I love the concept of a ‘puffy’ planet! The exoplanets discovered that fall into this category are typically the same size of Jupiter but 1/10th the mass! They tend to orbit their host star at close in orbits and are hot but one has been found that is different from the normal. This Neptune-mass exoplanet has been thought to be cooler but still have a lower density. The James Webb Space Telescope (JWST) has recently discovered that tidal energy from its elliptical orbit keeps its interior churning and puffs it out.
WASP-107b is more than three quarters the volume of Jupiter but, like most fluffy planets, is one-tenth the mass making it one of the least dense planets known. Its unusual property however is that whilst most puffy planets are hot, WASP-107b is relatively cool. This goes against initial observations which had also suggested, due to its mass, radius and age it was thought to have a small rock core with a hydrogen and helium rich atmosphere.

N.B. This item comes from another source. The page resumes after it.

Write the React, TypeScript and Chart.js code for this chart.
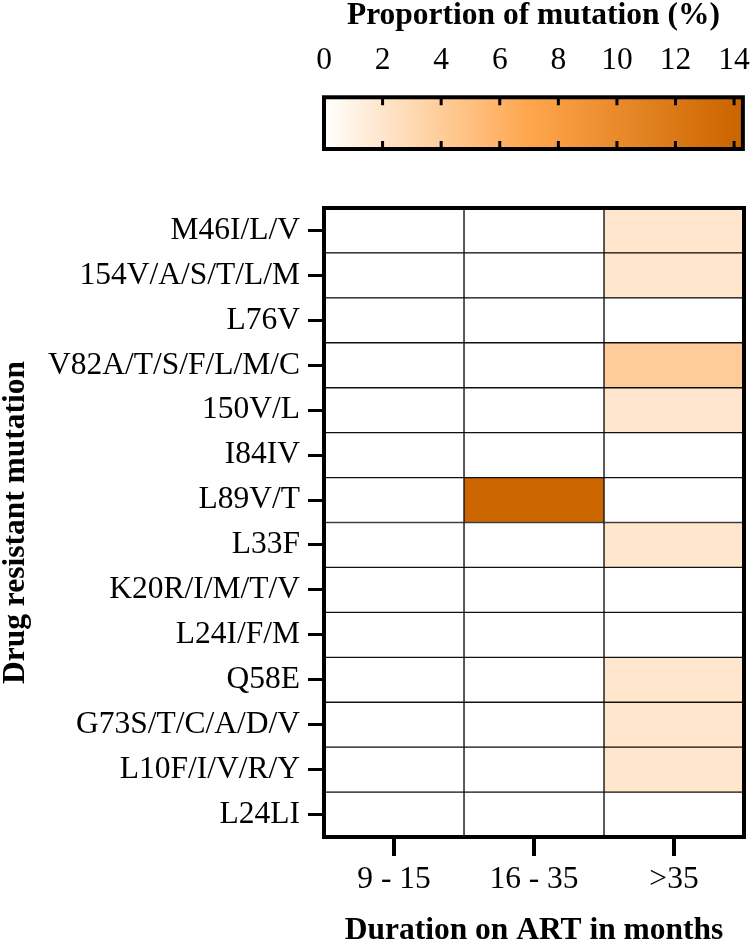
import React, { useEffect, useRef } from "react";
import { Chart, registerables } from "chart.js";

Chart.register(...registerables);

const rowLabels = [
  "M46I/L/V",
  "154V/A/S/T/L/M",
  "L76V",
  "V82A/T/S/F/L/M/C",
  "150V/L",
  "I84IV",
  "L89V/T",
  "L33F",
  "K20R/I/M/T/V",
  "L24I/F/M",
  "Q58E",
  "G73S/T/C/A/D/V",
  "L10F/I/V/R/Y",
  "L24LI",
];
const colLabels = ["9 - 15", "16 - 35", ">35"];
const col9to15 = [0, 0, 0, 0, 0, 0, 0, 0, 0, 0, 0, 0, 0, 0];
const col16to35 = [0, 0, 0, 0, 0, 0, 14, 0, 0, 0, 0, 0, 0, 0];
const colOver35 = [2, 2, 0, 4, 2, 0, 0, 2, 0, 0, 2, 2, 2, 0];
const colorbarTicks = [0, 2, 4, 6, 8, 10, 12, 14];
const colorStopValues = [0, 7, 14];
const colorStopColors = ["#FFFFFF", "#FFA64D", "#CC6600"];
const colorbarMax = 14.3;

const FONT = "'Liberation Serif', 'Times New Roman', serif";
const FS = 31.5;

function hexToRgb(h: string) {
  const n = parseInt(h.slice(1), 16);
  return [(n >> 16) & 255, (n >> 8) & 255, n & 255];
}
function valueToColor(v: number) {
  const vmin = colorStopValues[0];
  const vmax = colorStopValues[colorStopValues.length - 1];
  const x = Math.max(vmin, Math.min(vmax, v));
  for (let i = 0; i < colorStopValues.length - 1; i++) {
    const a = colorStopValues[i];
    const b = colorStopValues[i + 1];
    if (x >= a && x <= b) {
      const t = (x - a) / (b - a);
      const c1 = hexToRgb(colorStopColors[i]);
      const c2 = hexToRgb(colorStopColors[i + 1]);
      const c = c1.map((k, j) => Math.round(k + (c2[j] - k) * t));
      return `rgb(${c[0]},${c[1]},${c[2]})`;
    }
  }
  return colorStopColors[colorStopColors.length - 1];
}

const framePlugin = {
  id: "frame",
  afterDatasetsDraw(chart: any) {
    const { ctx, chartArea } = chart;
    ctx.save();
    ctx.strokeStyle = "#000";
    ctx.lineWidth = 4;
    ctx.strokeRect(chartArea.left, chartArea.top, chartArea.right - chartArea.left, chartArea.bottom - chartArea.top);
    ctx.restore();
  },
};

const innerTicksPlugin = {
  id: "innerTicks",
  afterDatasetsDraw(chart: any) {
    const { ctx, chartArea } = chart;
    const xs = chart.scales.x;
    ctx.save();
    ctx.strokeStyle = "#000";
    ctx.lineWidth = 3;
    colorbarTicks.forEach((v) => {
      if (v === 0) return;
      const px = xs.getPixelForValue(v);
      ctx.beginPath();
      ctx.moveTo(px, chartArea.top);
      ctx.lineTo(px, chartArea.top + 8);
      ctx.moveTo(px, chartArea.bottom);
      ctx.lineTo(px, chartArea.bottom - 8);
      ctx.stroke();
    });
    ctx.restore();
  },
};

export default function App() {
  const barRef = useRef<HTMLCanvasElement>(null);
  const heatRef = useRef<HTMLCanvasElement>(null);

  useEffect(() => {
    const cb = new Chart(barRef.current!, {
      type: "bar",
      data: {
        labels: ["scale"],
        datasets: [
          {
            data: [[0, colorbarMax]] as any,
            backgroundColor: (ctx: any) => {
              const chart = ctx.chart;
              if (!chart.chartArea) return "#fff";
              const xs = chart.scales.x;
              const last = colorStopValues[colorStopValues.length - 1];
              const p0 = xs.getPixelForValue(colorStopValues[0]);
              const p1 = xs.getPixelForValue(last);
              const g = chart.ctx.createLinearGradient(p0, 0, p1, 0);
              colorStopValues.forEach((v, i) => g.addColorStop(v / last, colorStopColors[i]));
              return g;
            },
            borderWidth: 0,
            barPercentage: 1,
            categoryPercentage: 1,
          },
        ],
      },
      options: {
        indexAxis: "y",
        responsive: false,
        animation: false,
        layout: { padding: { left: 324, right: 7, top: 0, bottom: 11 } },
        plugins: {
          legend: { display: false },
          tooltip: { enabled: false },
          title: {
            display: true,
            text: "Proportion of mutation (%)",
            fullSize: false,
            color: "#000",
            font: { family: FONT, size: FS, weight: "bold", lineHeight: 0.5 },
            padding: { top: 7.5, bottom: 0 },
          },
        },
        scales: {
          x: {
            type: "linear",
            position: "top",
            min: 0,
            max: colorbarMax,
            afterBuildTicks: (s: any) => {
              s.ticks = colorbarTicks.map((v) => ({ value: v }));
            },
            ticks: {
              color: "#000",
              font: { family: FONT, size: FS, lineHeight: 2.35 },
              padding: 0,
              maxRotation: 0,
              autoSkip: false,
            },
            grid: { display: false, drawTicks: false },
            border: { display: false },
          },
          y: { display: false },
        },
      } as any,
      plugins: [framePlugin, innerTicksPlugin],
    });

    const columns = [col9to15, col16to35, colOver35];
    const heat = new Chart(heatRef.current!, {
      type: "bar",
      data: {
        labels: rowLabels,
        datasets: columns.map((vals, c) => ({
          label: colLabels[c],
          data: vals.map(() => [c, c + 1]) as any,
          backgroundColor: vals.map(valueToColor),
          borderColor: "#111",
          borderWidth: 1,
          borderSkipped: false,
          barPercentage: 1,
          categoryPercentage: 1,
          grouped: false,
        })),
      },
      options: {
        indexAxis: "y",
        responsive: false,
        animation: false,
        layout: { padding: { left: 0, right: 6, top: 48, bottom: 0 } },
        plugins: { legend: { display: false }, tooltip: { enabled: false } },
        scales: {
          x: {
            type: "linear",
            position: "bottom",
            min: 0,
            max: 3,
            afterBuildTicks: (s: any) => {
              s.ticks = colLabels.map((_, i) => ({ value: i + 0.5 }));
            },
            ticks: {
              callback: (_v: any, i: number) => colLabels[i],
              color: "#000",
              font: { family: FONT, size: FS, lineHeight: 1 },
              padding: 8.25,
              maxRotation: 0,
              autoSkip: false,
            },
            grid: { drawOnChartArea: false, drawTicks: true, tickLength: 19, lineWidth: 4, color: "#000" },
            border: { display: false },
            title: {
              display: true,
              text: "Duration on ART in months",
              color: "#000",
              font: { family: FONT, size: FS, weight: "bold", lineHeight: 0.571 },
              padding: { top: 18, bottom: 0 },
            },
          },
          y: {
            type: "category",
            afterFit: (s: any) => {
              s.width = 324;
            },
            ticks: {
              color: "#000",
              font: { family: FONT, size: FS, lineHeight: 1 },
              padding: 8,
              autoSkip: false,
            },
            grid: { drawOnChartArea: false, drawTicks: true, tickLength: 16, lineWidth: 3, color: "#000", offset: false },
            border: { display: false },
            title: {
              display: true,
              text: "Drug resistant mutation",
              color: "#000",
              font: { family: FONT, size: FS, weight: "bold", lineHeight: 1 },
              padding: 0,
            },
          },
        },
      } as any,
      plugins: [framePlugin],
    });

    return () => {
      cb.destroy();
      heat.destroy();
    };
  }, []);

  return (
    <div style={{ position: "fixed", left: 0, top: 0, width: 750, height: 940, background: "#fff" }}>
      <canvas ref={barRef} width={750} height={160} style={{ position: "absolute", left: 0, top: 0 }} />
      <canvas ref={heatRef} width={750} height={780} style={{ position: "absolute", left: 0, top: 160 }} />
    </div>
  );
}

Recent observations of this exoplanet by the JWST revealed far less methane in the atmosphere than expected. The orientation of the orbit making it edge on to us means we can study the planet’s atmosphere by examining the light from the star as it passes through the gas. This technique known as transmission spectroscopy can be used to identify the signatures of gasses in the star’s spectrum. Using JWSTs Near-Infrared Camera and Mid-Infrared Instrument and data from Hubble’s Wide Field Camera 3, the abundances of methane, water vapour, carbon dioxide, carbon monoxide, sulphur dioxide and ammonia could be revealed.
Not only did this reveal the lack of methane but also provided evidence that hot gas from lower altitudes was mixing with cooler gas layers from higher up. One of the properties of methane is that it is unstable at high temperatures and, beyond 1200 degrees the bonds between hydrogen and carbon breakdown. This is not the case with other carbon based molecules suggesting the higher temperature. It suggests that the interior of the planet must be hotter than thought with a more massive core than expected. It’s thanks to JWST’s higher level of sensitivity that the mystery looks like it may finally have been solved.

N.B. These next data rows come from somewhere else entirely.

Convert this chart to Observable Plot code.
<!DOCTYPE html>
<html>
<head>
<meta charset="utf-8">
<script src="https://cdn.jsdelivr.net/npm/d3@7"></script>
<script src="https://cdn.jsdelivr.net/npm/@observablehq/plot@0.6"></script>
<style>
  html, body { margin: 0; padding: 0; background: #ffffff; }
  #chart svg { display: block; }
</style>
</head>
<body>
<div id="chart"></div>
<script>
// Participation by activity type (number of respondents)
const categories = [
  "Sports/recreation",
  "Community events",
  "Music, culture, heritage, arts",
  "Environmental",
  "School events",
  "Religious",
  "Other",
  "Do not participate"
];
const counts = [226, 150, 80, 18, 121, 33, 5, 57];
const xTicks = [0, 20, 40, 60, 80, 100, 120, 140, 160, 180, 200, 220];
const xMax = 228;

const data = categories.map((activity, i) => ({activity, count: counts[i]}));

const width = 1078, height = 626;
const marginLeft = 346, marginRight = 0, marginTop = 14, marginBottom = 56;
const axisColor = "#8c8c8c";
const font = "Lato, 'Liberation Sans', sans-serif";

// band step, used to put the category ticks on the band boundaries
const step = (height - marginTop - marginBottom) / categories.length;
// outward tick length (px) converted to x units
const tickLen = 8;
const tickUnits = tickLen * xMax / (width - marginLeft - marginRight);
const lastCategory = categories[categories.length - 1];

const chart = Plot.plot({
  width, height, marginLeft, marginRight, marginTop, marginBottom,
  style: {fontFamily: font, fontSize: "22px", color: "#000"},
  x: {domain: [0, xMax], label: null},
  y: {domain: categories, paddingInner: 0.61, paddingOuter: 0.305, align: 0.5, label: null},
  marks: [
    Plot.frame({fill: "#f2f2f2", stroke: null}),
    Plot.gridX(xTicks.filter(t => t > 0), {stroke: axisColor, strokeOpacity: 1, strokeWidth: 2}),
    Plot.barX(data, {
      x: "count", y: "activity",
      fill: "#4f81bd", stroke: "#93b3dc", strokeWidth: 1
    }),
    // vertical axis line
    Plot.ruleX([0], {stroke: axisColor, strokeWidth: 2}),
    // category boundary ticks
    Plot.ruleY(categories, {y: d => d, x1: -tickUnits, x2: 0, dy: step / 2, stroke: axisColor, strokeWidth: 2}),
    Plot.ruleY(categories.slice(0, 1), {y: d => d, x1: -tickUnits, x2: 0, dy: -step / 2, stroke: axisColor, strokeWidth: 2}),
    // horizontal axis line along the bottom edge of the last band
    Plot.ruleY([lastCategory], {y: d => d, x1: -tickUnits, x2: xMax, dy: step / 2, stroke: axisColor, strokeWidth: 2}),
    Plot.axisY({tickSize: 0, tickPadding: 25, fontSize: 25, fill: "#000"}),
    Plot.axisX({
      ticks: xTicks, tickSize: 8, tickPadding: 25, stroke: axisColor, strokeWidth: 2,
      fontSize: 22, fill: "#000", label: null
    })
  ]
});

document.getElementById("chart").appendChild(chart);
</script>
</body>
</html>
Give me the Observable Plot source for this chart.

The team, led by Luis Welbanks from Arizona State University (ASU) explored a number of possibilities. First that it had more mass in its core than first expected. If this was true then the atmosphere is likely to have contracted as the planet cooled. In time and, without a source of heat to give the atmosphere energy and cause it to expand, the planet should be much smaller than observed. Even though the planet orbits the star at a distance of of just over 8 million kilometres it still does not get enough energy to drive the inflation of the atmosphere.

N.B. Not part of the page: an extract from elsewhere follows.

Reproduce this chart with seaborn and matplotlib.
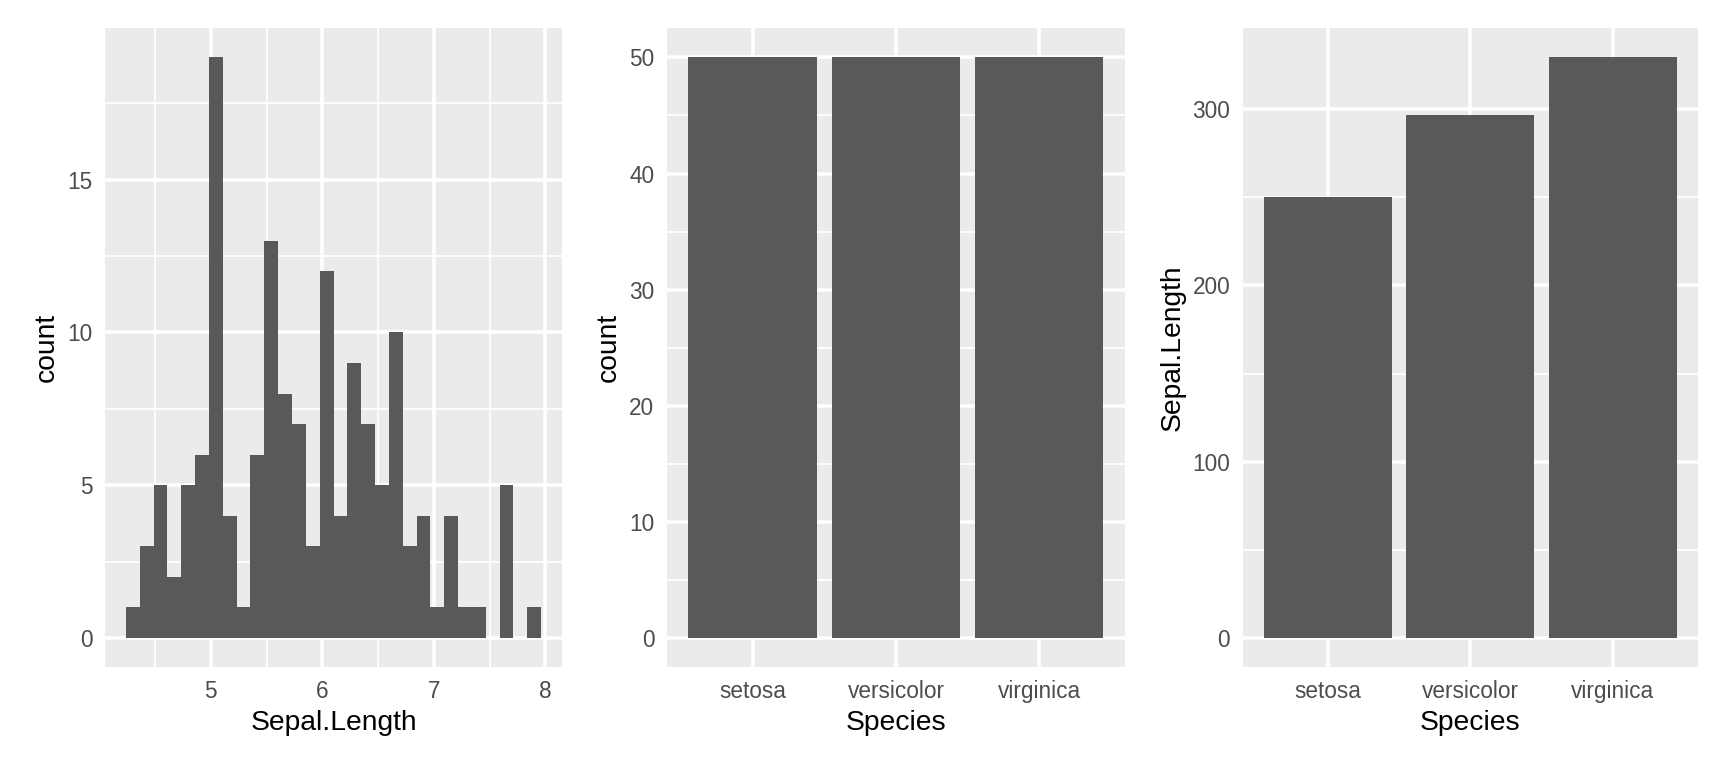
import numpy as np
import pandas as pd
import matplotlib
matplotlib.use("Agg")
import matplotlib.pyplot as plt
import seaborn as sns

# iris Sepal.Length histogram, 30 bins (counts)
bin_lo, bin_hi, n_bins = 4.3, 7.9, 30
hist_counts = [1, 3, 5, 2, 5, 6, 19, 4, 1, 6,
               13, 8, 7, 3, 12, 4, 9, 7, 5, 10,
               3, 4, 1, 4, 1, 1, 0, 5, 0, 1]

species = ["setosa", "versicolor", "virginica"]
species_count = [50, 50, 50]
sepal_sum = [250.3, 296.8, 329.4]

BG = "#EBEBEB"
BAR = "#595959"
TICK_TXT = "#4D4D4D"
TICK_LINE = "#333333"

sns.set_style("white")
plt.rcParams["font.family"] = ["Liberation Sans", "DejaVu Sans"]

DPI = 185
fig = plt.figure(figsize=(1728 / DPI, 768 / DPI), dpi=DPI)
bottom, height = 0.1315, 0.8315
ax1 = fig.add_axes([0.0608, bottom, 0.2644, height])
ax2 = fig.add_axes([0.3860, bottom, 0.2650, height])
ax3 = fig.add_axes([0.7193, bottom, 0.2633, height])


def gg_style(ax, yticks, yminor, xminor=None):
    ax.set_facecolor(BG)
    for s in ax.spines.values():
        s.set_visible(False)
    ax.set_yticks(yticks)
    ax.set_yticks(yminor, minor=True)
    if xminor is not None:
        ax.set_xticks(xminor, minor=True)
    ax.grid(True, which="major", color="white", linewidth=1.4)
    ax.grid(True, which="minor", color="white", linewidth=0.7)
    ax.set_axisbelow(True)
    ax.tick_params(which="major", length=2.75, width=1.1, color=TICK_LINE,
                   labelsize=8.8, labelcolor=TICK_TXT, pad=2.2)
    ax.tick_params(which="minor", length=0)


# histogram
width = (bin_hi - bin_lo) / (n_bins - 1)
edges = np.linspace(bin_lo - width / 2, bin_hi + width / 2, n_bins + 1)
centers = (edges[:-1] + edges[1:]) / 2
hist_df = pd.DataFrame({"Sepal.Length": centers, "n": hist_counts})
sns.histplot(data=hist_df, x="Sepal.Length", weights="n", bins=list(edges),
             color=BAR, alpha=1, edgecolor="none", linewidth=0, ax=ax1)
span = edges[-1] - edges[0]
ax1.set_xlim(edges[0] - 0.05 * span, edges[-1] + 0.05 * span)
ymax = max(hist_counts)
ax1.set_ylim(-0.05 * ymax, 1.05 * ymax)
ax1.set_xticks([5, 6, 7, 8])
gg_style(ax1, [0, 5, 10, 15], [2.5, 7.5, 12.5, 17.5], [4.5, 5.5, 6.5, 7.5])
ax1.set_ylabel("count", fontsize=11)
ax1.set_xlabel("Sepal.Length", fontsize=11)

# count by species
cnt_df = pd.DataFrame({"Species": species, "count": species_count})
sns.barplot(data=cnt_df, x="Species", y="count", color=BAR, saturation=1,
            width=0.9, linewidth=0, ax=ax2)
ax2.set_xlim(-0.6, 2.6)
ax2.set_ylim(-0.05 * 50, 1.05 * 50)
gg_style(ax2, [0, 10, 20, 30, 40, 50], [5, 15, 25, 35, 45])
ax2.set_ylabel("count", fontsize=11)
ax2.set_xlabel("Species", fontsize=11)

# sum of Sepal.Length by species
sum_df = pd.DataFrame({"Species": species, "Sepal.Length": sepal_sum})
sns.barplot(data=sum_df, x="Species", y="Sepal.Length", color=BAR,
            saturation=1, width=0.9, estimator="sum", errorbar=None,
            linewidth=0, ax=ax3)
ax3.set_xlim(-0.6, 2.6)
smax = max(sepal_sum)
ax3.set_ylim(-0.05 * smax, 1.05 * smax)
gg_style(ax3, [0, 100, 200, 300], [50, 150, 250])
ax3.set_ylabel("Sepal.Length", fontsize=11)
ax3.set_xlabel("Species", fontsize=11)

for ax in (ax1, ax2, ax3):
    ax.xaxis.label.set_color("black")
    ax.yaxis.label.set_color("black")
    ax.xaxis.labelpad = 2.75
    ax.yaxis.labelpad = 2.75

fig.savefig("out.png", dpi=DPI, facecolor="white")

One theory is that the higher internal temperatures are generated by tidal heating. In just the same way that the gravitational force of Jupiter causes tidal heating on Io, the highly elliptical orbit of WASP-107b could be the answer. As the planet swings by the host star in its non-circular orbit it is squished and squashed providing a source of heat.
Understanding the source of heat on WASP-107b has helped the team learn more about the properties and processes. Knowing how much energy is there helps to determine the proportions of other elements like carbon, nitrogen, oxygen and sulphur. Calculating this helps to determine the mass of the core which, according to the recent studies reveal is twice as massive as originally estimated.